Can you reflect on any (inescapable) social contexts that might have been inspiring or generative (or conversely, harmful, or inhibitive) to your writing practice at some point?

I was born in an industrial town and none of my people—Hungarians and Italians—or the others in the town, were people of the book. All were central and southern Europeans of peasant background. There was no one whatever who had any interest in or knowledge of poetry in my youth. In my town, Niles, Ohio, Kenneth Patchen was born, and William McKinley, a president of the United States, was born. I never met anyone in Niles who had heard of Patchen. There were of course statues and monuments to McKinley. The great McKinley Memorial housed in one wing the Niles Library in whose small poetry section I read poetry, starting in grade 3, and from the first moment I encountered modern poetry, in the form of Poe’s poems, I wanted to be a poet and nothing else. This experience was crucial in forming my realization that poetry is from and for everyone but that it’s also the prophet who is not accepted in his own town and who can work no works of power there because of the lack of faith. I had to move on to elsewhere, and I’m still having to move on to other elsewheres. But I don’t shake the dust of any of the places off my feet.
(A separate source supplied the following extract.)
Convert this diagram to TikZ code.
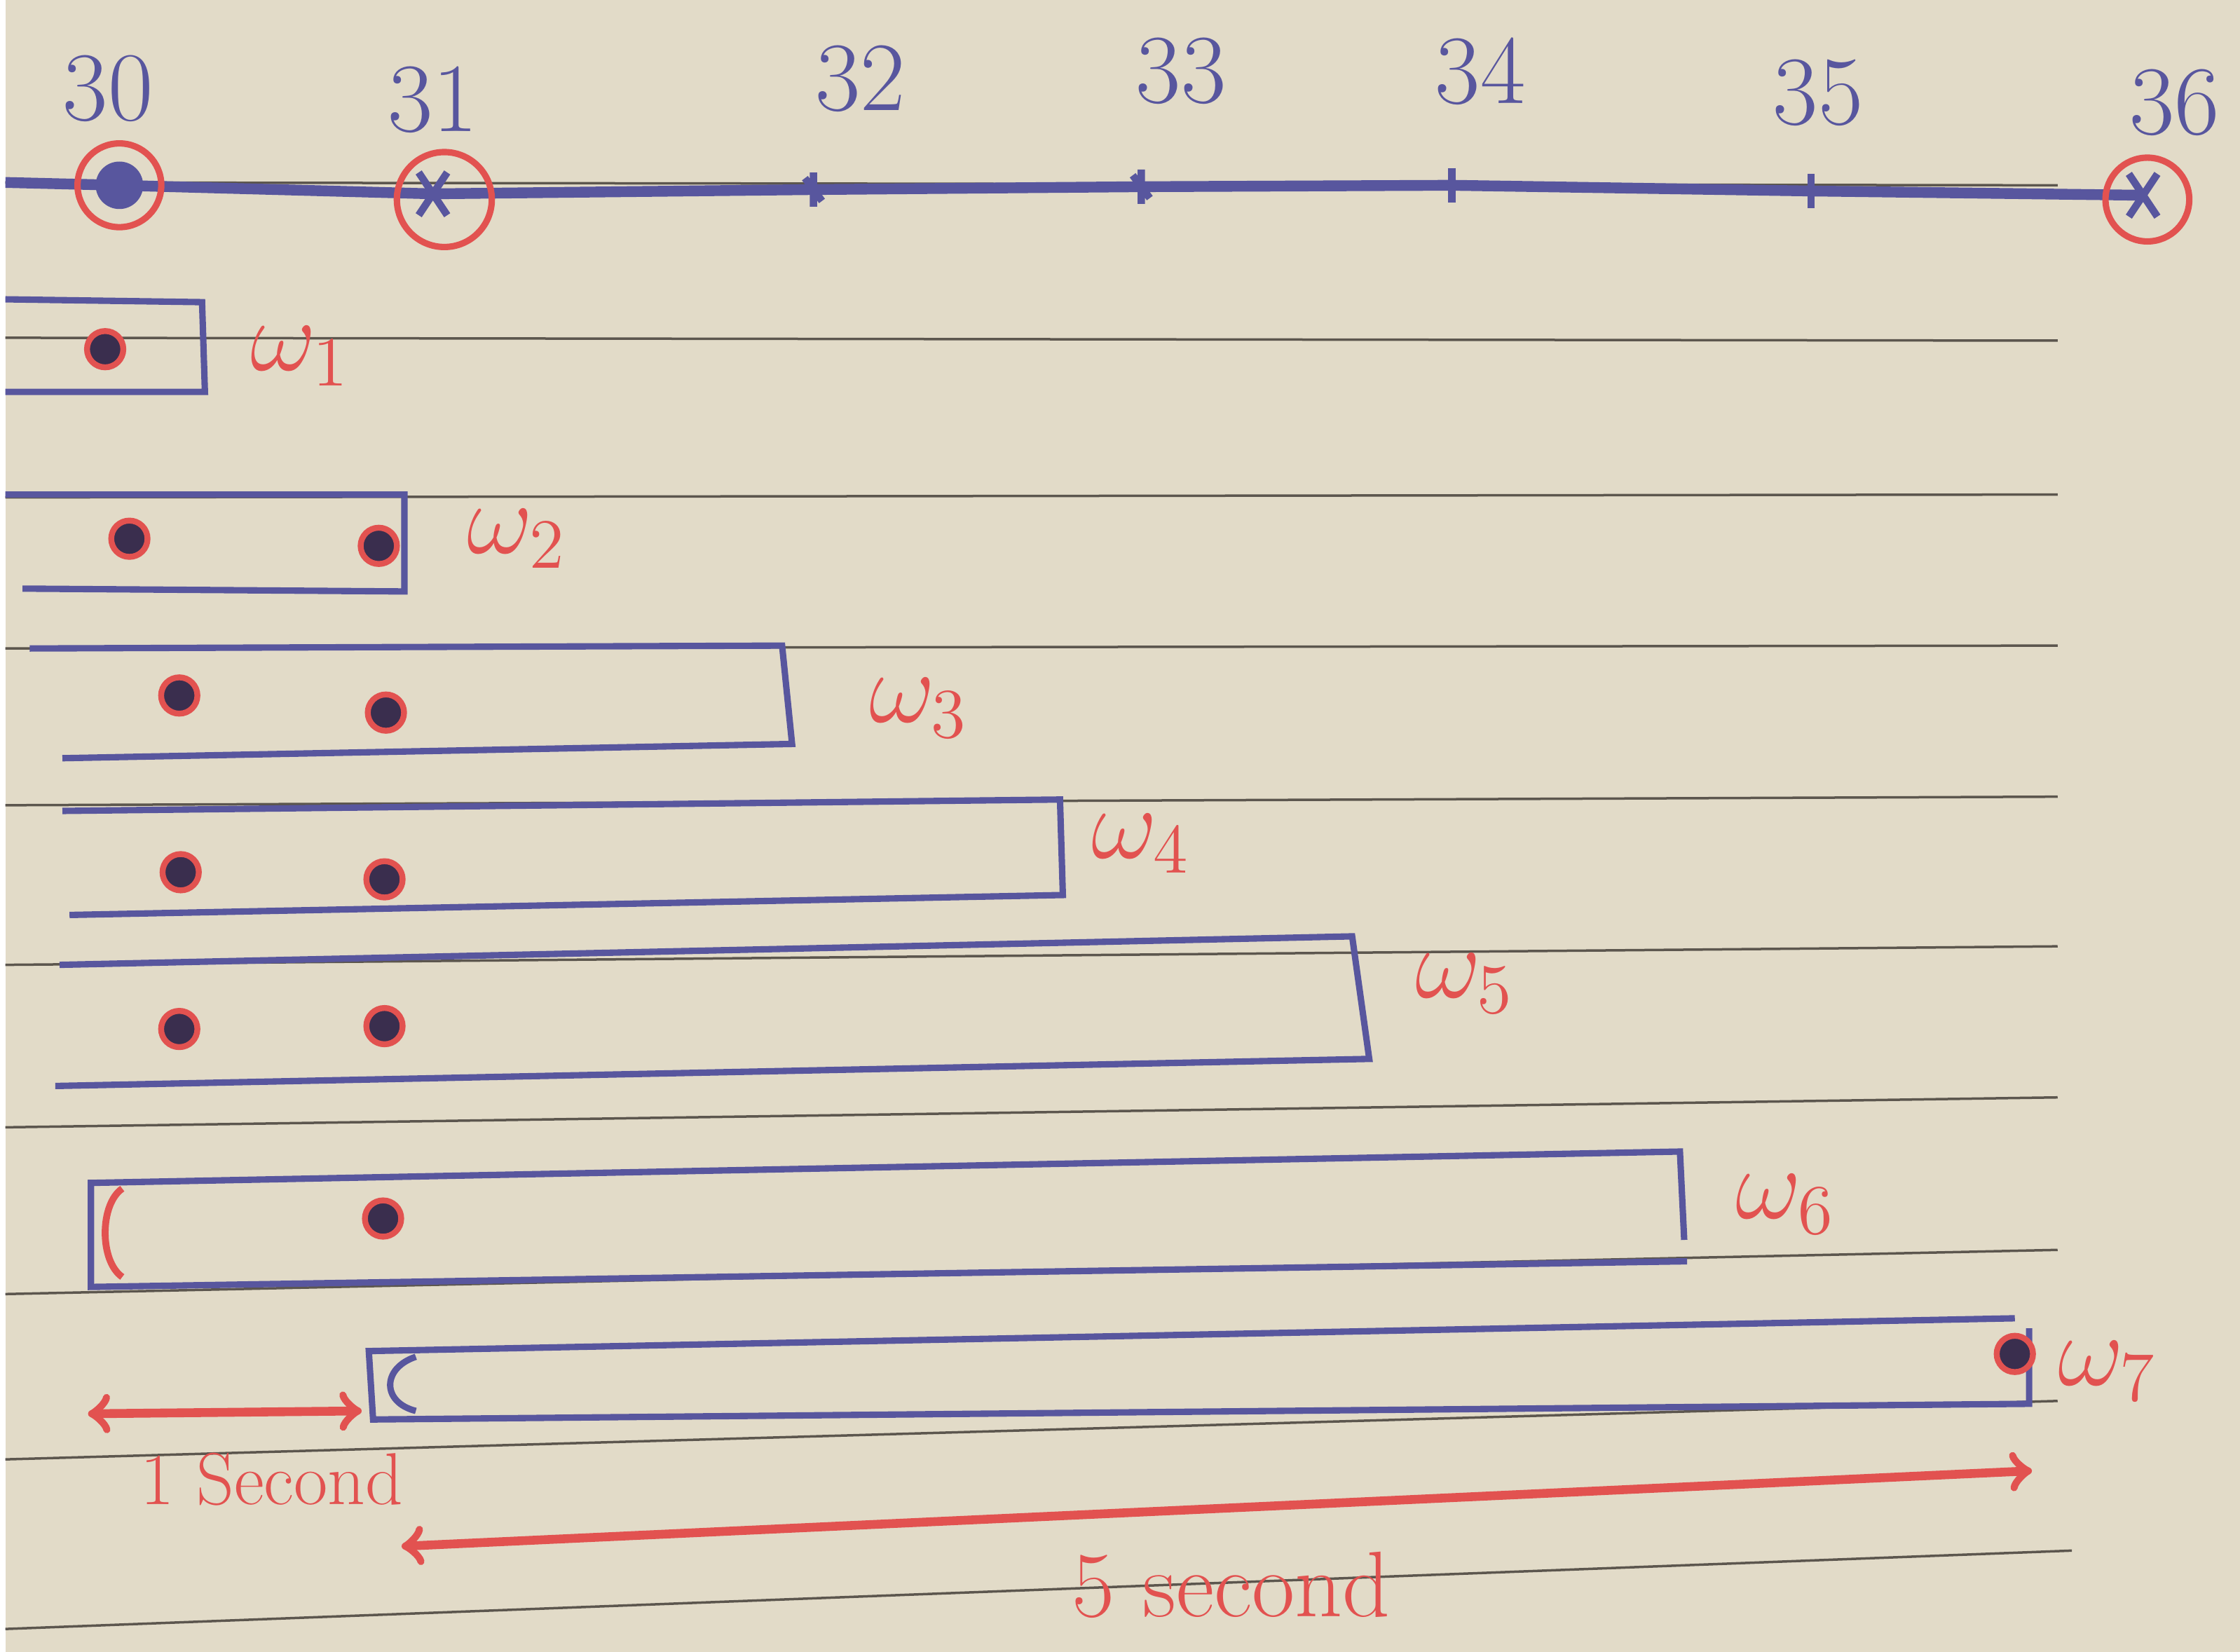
\documentclass[tikz,border=0pt]{standalone}
\usetikzlibrary{positioning,calc}

\definecolor{paper}{RGB}{226,219,200}
\definecolor{ink}{RGB}{88,86,158}
\definecolor{redink}{RGB}{226,82,80}
\definecolor{rulegray}{RGB}{92,86,78}
\definecolor{blob}{RGB}{58,46,78}

\begin{document}
\begin{tikzpicture}[
    x=0.010204cm, y=-0.010204cm,
    ruling/.style={draw=rulegray, line width=0.5pt},
    axisline/.style={draw=ink, line width=2.2pt},
    window/.style={draw=ink, line width=1.3pt},
    event/.style={circle, draw=redink, fill=blob, line width=1.2pt, minimum size=0.26cm, inner sep=0pt},
    ticklabel/.style={text=ink, font=\fontsize{20}{24}\selectfont},
    hit/.style={circle, draw=redink, line width=1.3pt, minimum size=0.6cm, inner sep=0pt},
    wlabel/.style={text=redink, font=\fontsize{22}{26}\selectfont, anchor=west},
    arrow/.style={<->, >=to, draw=redink, line width=1.8pt},
    spanlabel/.style={text=redink, font=\fontsize{15}{18}\selectfont}
]
    % paper
    \fill[paper] (0,0) rectangle (1568,1159);
    \draw[ruling] (0,128) -- (1440,130);
    \draw[ruling] (0,237) -- (1440,239);
    \draw[ruling] (0,349) -- (1440,347);
    \draw[ruling] (0,455) -- (1440,453);
    \draw[ruling] (0,565) -- (1440,559);
    \draw[ruling] (0,677) -- (1440,664);
    \draw[ruling] (0,791) -- (1440,770);
    \draw[ruling] (0,908) -- (1440,877);
    \draw[ruling] (0,1024) -- (1440,983);
    \draw[ruling] (0,1143) -- (1450,1088);

    % time axis
    \coordinate (t30) at (80,130);
    \coordinate (t31) at (300,136);
    \coordinate (t32) at (567,133);
    \coordinate (t33) at (797,131);
    \coordinate (t34) at (1015,130);
    \coordinate (t35) at (1267,134);
    \coordinate (t36) at (1500,137);
    \draw[axisline] (0,128) -- (t30) -- (t31) -- (t32) -- (t33) -- (t34) -- (t35) -- (t36);
    \fill[ink] (t30) circle (0.17cm);
    \draw[ink, line width=1.5pt] ($(t31)+(-10,-15)$) -- ($(t31)+(10,15)$) ($(t31)+(-10,15)$) -- ($(t31)+(10,-15)$);
    \draw[ink, line width=1.5pt] ($(t32)+(0,-12)$) -- ($(t32)+(0,12)$) ($(t32)+(-6,-8)$) -- ($(t32)+(6,8)$);
    \draw[ink, line width=1.5pt] ($(t33)+(0,-12)$) -- ($(t33)+(0,12)$) ($(t33)+(-6,-8)$) -- ($(t33)+(6,8)$);
    \draw[ink, line width=1.5pt] ($(t34)+(0,-12)$) -- ($(t34)+(0,12)$);
    \draw[ink, line width=1.5pt] ($(t35)+(0,-12)$) -- ($(t35)+(0,12)$);
    \draw[ink, line width=1.5pt] ($(t36)+(-10,-15)$) -- ($(t36)+(10,15)$) ($(t36)+(-10,15)$) -- ($(t36)+(10,-15)$);
    \node[hit] (h30) at (t30) {};
    \node[hit, minimum size=0.68cm] (h31) at ($(t31)+(8,4)$) {};
    \node[hit] (h36) at ($(t36)+(3,3)$) {};
    \node[ticklabel] (l30) at (72,62) {30};
    \node[ticklabel] (l31) at (300,70) {31};
    \node[ticklabel] (l32) at (600,55) {32};
    \node[ticklabel] (l33) at (825,50) {33};
    \node[ticklabel] (l34) at (1035,50) {34};
    \node[ticklabel] (l35) at (1272,65) {35};
    \node[ticklabel] (l36) at (1522,72) {36};

    % windows
    \draw[window] (0,210) -- (138,212) -- (140,275) -- (0,275);
    \node[event] (e11) at (70,245) {};
    \node[wlabel] (w1) at (160,250) {$\omega_1$};

    \draw[window] (0,347) -- (280,347) -- (280,415) -- (12,413);
    \node[event] (e21) at (87,378) {};
    \node[event] (e22) at (262,383) {};
    \node[wlabel] (w2) at (312,378) {$\omega_2$};

    \draw[window] (17,455) -- (545,453) -- (552,522) -- (40,532);
    \node[event] (e31) at (122,488) {};
    \node[event] (e32) at (267,500) {};
    \node[wlabel] (w3) at (594,497) {$\omega_3$};

    \draw[window] (40,569) -- (740,561) -- (742,628) -- (45,642);
    \node[event] (e41) at (123,612) {};
    \node[event] (e42) at (266,617) {};
    \node[wlabel] (w4) at (750,592) {$\omega_4$};

    \draw[window] (38,677) -- (945,657) -- (957,743) -- (35,762);
    \node[event] (e51) at (122,722) {};
    \node[event] (e52) at (266,720) {};
    \node[wlabel] (w5) at (977,690) {$\omega_5$};

    \draw[window] (1178,870) -- (1175,808) -- (60,830) -- (60,903) -- (1180,885);
    \draw[redink, line width=1.4pt] (82,834) .. controls (66,845) and (66,885) .. (82,896);
    \node[event] (e61) at (265,855) {};
    \node[wlabel] (w6) at (1202,845) {$\omega_6$};

    \draw[window] (1410,925) -- (255,948) -- (258,996) -- (1420,985) -- (1420,932);
    \draw[window] (288,952) .. controls (264,960) and (264,984) .. (288,990);
    \node[event] (e71) at (1410,950) {};
    \node[wlabel] (w7) at (1428,962) {$\omega_7$};

    % spans
    \coordinate (s1a) at (58,992);
    \coordinate (s1b) at (250,990);
    \draw[arrow] (s1a) -- (s1b);
    \node[spanlabel] (one) at (187,1038) {1 Second};

    \coordinate (s5a) at (278,1085);
    \coordinate (s5b) at (1422,1032);
    \draw[arrow] (s5a) -- (s5b);
    \node[spanlabel, font=\fontsize{19}{22}\selectfont] (five) at (860,1112) {5 second};
\end{tikzpicture}
\end{document}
A. F. Moritz’s most recent books of poems are The Garden: a poem and an essay (Gordon Hill, 2021), As Far As You Know (Anansi, 2020) and The Sparrow: Selected Poems (Anansi, 2018), as well as a new edition of poems in Greek translation selected from The Sparrow (Vakxikon, 2021). He has published twenty-three volumes of poetry. His work has received the Guggenheim Fellowship, the Griffin Poetry Prize, the Award in Literature of the American Academy of Arts and Letters, the Bess Hokin Award of Poetry magazine, the Elizabeth Matchett Stover Award of the Southwest Review, the ReLit Award, selection to the Princeton Series of Contemporary Poets, and three of his books have been named finalists for the Governor General’s Award. He is presently the Poet Laureate of the City of Toronto (2019-2023), the sixth poet to hold that office.